Ce fossé incite ainsi davantage les couples à opter pour un congé parental de la mère, puisque la perte de salaire sera moindre. Ce congé aura pour résultat de hachurer la carrière de la femme, d’autant plus si le couple a plusieurs enfants. D’autres conséquences sont aussi importantes : Par cette carrière scindée les femmes travaillent moins, et par conséquent cotisent moins à leur retraite. Les employeurs ont également parfois tendance à préférer embaucher un candidat masculin, puisque les femmes sont bien plus susceptibles d’interrompre leur contrat, par une grossesse suivie d’un congé.

Grand facteur de précarisation des femmes, une réforme systémique couplée à une large prise de conscience semblent indispensables.

Concrètement, comment se transpose le droit européen dans les États-membres ?

Le droit européen exerce un pouvoir sur ses États-membres au moyen de plusieurs actes juridiques, aux effets tous différents.

Ainsi, les directives sont des actes juridiques imposant aux États une obligation de résultat, tout en les laissant libres quant aux moyens d’y parvenir. Les pays de l’Union doivent alors adopter des mesures visant à intégrer les dispositions des directives dans leur législation nationale. Cette procédure visant à rendre applicable en droit interne des règles européennes s’appelle la transposition. Les autorités nationales doivent ensuite communiquer ces mesures à la Commission européenne.
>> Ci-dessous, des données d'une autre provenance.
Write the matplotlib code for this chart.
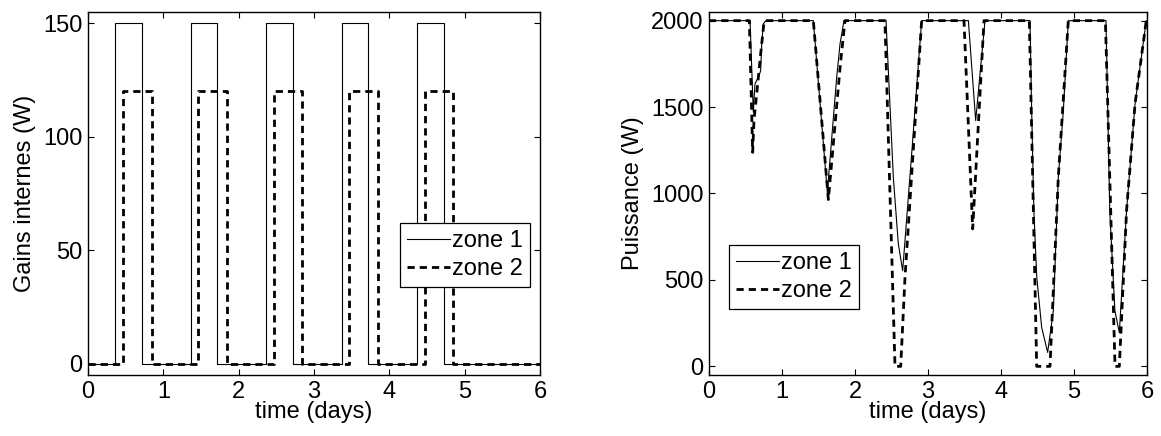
import matplotlib
matplotlib.use("Agg")
import matplotlib.pyplot as plt
import numpy as np

plt.rcParams['font.family'] = ['Liberation Sans', 'DejaVu Sans']
FS = 17

# ---- Left panel data: internal gains (W) ----
z1_on = [0.365, 1.365, 2.368, 3.369, 4.369]
z1_off = [0.720, 1.717, 2.722, 3.723, 4.724]
z1_level = 150
z2_on = [0.460, 1.465, 2.467, 3.471, 4.475]
z2_off = [0.846, 1.846, 2.843, 3.848, 4.851]
z2_level = 120
t_end = 6.0

# ---- Right panel data: power (W) ----
p1_t = [0.0, 0.562, 0.607, 0.630, 0.676, 0.708, 0.722, 0.744, 0.780,
        1.429, 1.621, 1.749, 1.795, 1.849,
        2.425, 2.525, 2.593, 2.653, 2.780, 2.913,
        3.553, 3.653, 3.781,
        4.397, 4.420, 4.450, 4.490, 4.557, 4.639, 4.717, 4.785, 4.854, 4.922,
        5.438, 5.490, 5.560, 5.621, 5.720, 5.836, 5.990, 6.0]
p1_v = [2000, 2000, 1470, 1634, 1672, 1711, 1866, 1981, 2000,
        2000, 1007, 1672, 1866, 2000,
        2000, 1094, 710, 554, 1250, 2000,
        2000, 1422, 2000,
        2000, 1480, 900, 515, 226, 81, 322, 1094, 1480, 2000,
        2000, 900, 322, 195, 901, 1518, 2000, 2000]

p2_t = [0.0, 0.553, 0.598, 0.616, 0.676, 0.708, 0.753, 0.770,
        1.429, 1.635, 1.703, 1.800, 1.863,
        2.410, 2.548, 2.626, 2.685, 2.913,
        3.493, 3.612, 3.767,
        4.388, 4.489, 4.671, 4.785, 4.922,
        5.430, 5.562, 5.621, 5.720, 5.836, 5.990, 6.0]
p2_v = [2000, 2000, 1238, 1422, 1672, 1808, 1990, 2000,
        2000, 965, 1287, 1750, 2000,
        2000, 0, 0, 515, 2000,
        2000, 795, 2000,
        2000, 0, 0, 1094, 2000,
        2000, 0, 0, 901, 1518, 2000, 2000]


def step_series(ons, offs, level, tend):
    t = [0.0]
    v = [0.0]
    for a, b in zip(ons, offs):
        t += [a, a, b, b]
        v += [0.0, level, level, 0.0]
    t.append(tend)
    v.append(0.0)
    return t, v


fig = plt.figure(figsize=(11.61, 4.36), dpi=100)
ax1 = fig.add_axes([88/1161, 1-375/436, 452/1161, 363/436])
ax2 = fig.add_axes([709/1161, 1-375/436, 438/1161, 363/436])

solid_kw = dict(color='black', lw=0.8, linestyle='-')
dash_kw = dict(color='black', lw=2.0, linestyle=(0, (2.6, 1.8)))

leg_kw = dict(fontsize=FS, handlelength=1.8, handletextpad=0.1,
              labelspacing=0.25, borderpad=0.3, borderaxespad=0,
              fancybox=False, framealpha=1, edgecolor='black')

t1, g1 = step_series(z1_on, z1_off, z1_level, t_end)
t2, g2 = step_series(z2_on, z2_off, z2_level, t_end)
ax1.plot(t1, g1, label='zone 1', **solid_kw)
ax1.plot(t2, g2, label='zone 2', **dash_kw)
ax1.set_xlim(0, 6)
ax1.set_ylim(-5, 155)
ax1.set_yticks([0, 50, 100, 150])
ax1.set_xlabel('time (days)', fontsize=FS, labelpad=-1)
ax1.set_ylabel('Gains internes (W)', fontsize=FS, labelpad=5)
leg1 = ax1.legend(loc='upper right', bbox_to_anchor=(0.978, 0.419), **leg_kw)
leg1.get_frame().set_linewidth(0.9)

ax2.plot(p1_t, p1_v, label='zone 1', **solid_kw)
ax2.plot(p2_t, p2_v, label='zone 2', **dash_kw)
ax2.set_xlim(0, 6)
ax2.set_ylim(-50, 2050)
ax2.set_yticks([0, 500, 1000, 1500, 2000])
ax2.set_xlabel('time (days)', fontsize=FS, labelpad=-1)
ax2.set_ylabel('Puissance (W)', fontsize=FS, labelpad=5)
leg2 = ax2.legend(loc='upper left', bbox_to_anchor=(0.046, 0.358), **leg_kw)
leg2.get_frame().set_linewidth(0.9)

for ax in (ax1, ax2):
    ax.set_xticks([0, 1, 2, 3, 4, 5, 6])
    ax.tick_params(direction='in', top=True, right=True, length=4,
                   width=0.8, labelsize=FS, pad=4)
    for s in ax.spines.values():
        s.set_linewidth(1.0)

fig.savefig('out.png', dpi=100)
Ces dispositions doivent être transposées dans le délai fixé lors de leur adoption.

Enfin, si un pays ne transpose pas une directive, la Commission peut engager une procédure d’infraction, pouvant aboutir à des sanctions financières.

Les directives sont des actes contraignants pour les membres de la Communauté et, ont une portée générale.

En l’espèce, une fois la directive visant à réduire l’écart salarial entre les hommes et les femmes adoptée, les États-membres de l’Union Européenne ont l’obligation d’en faire appliquer ces dispositions dans le délai imparti via des actes législatifs internes.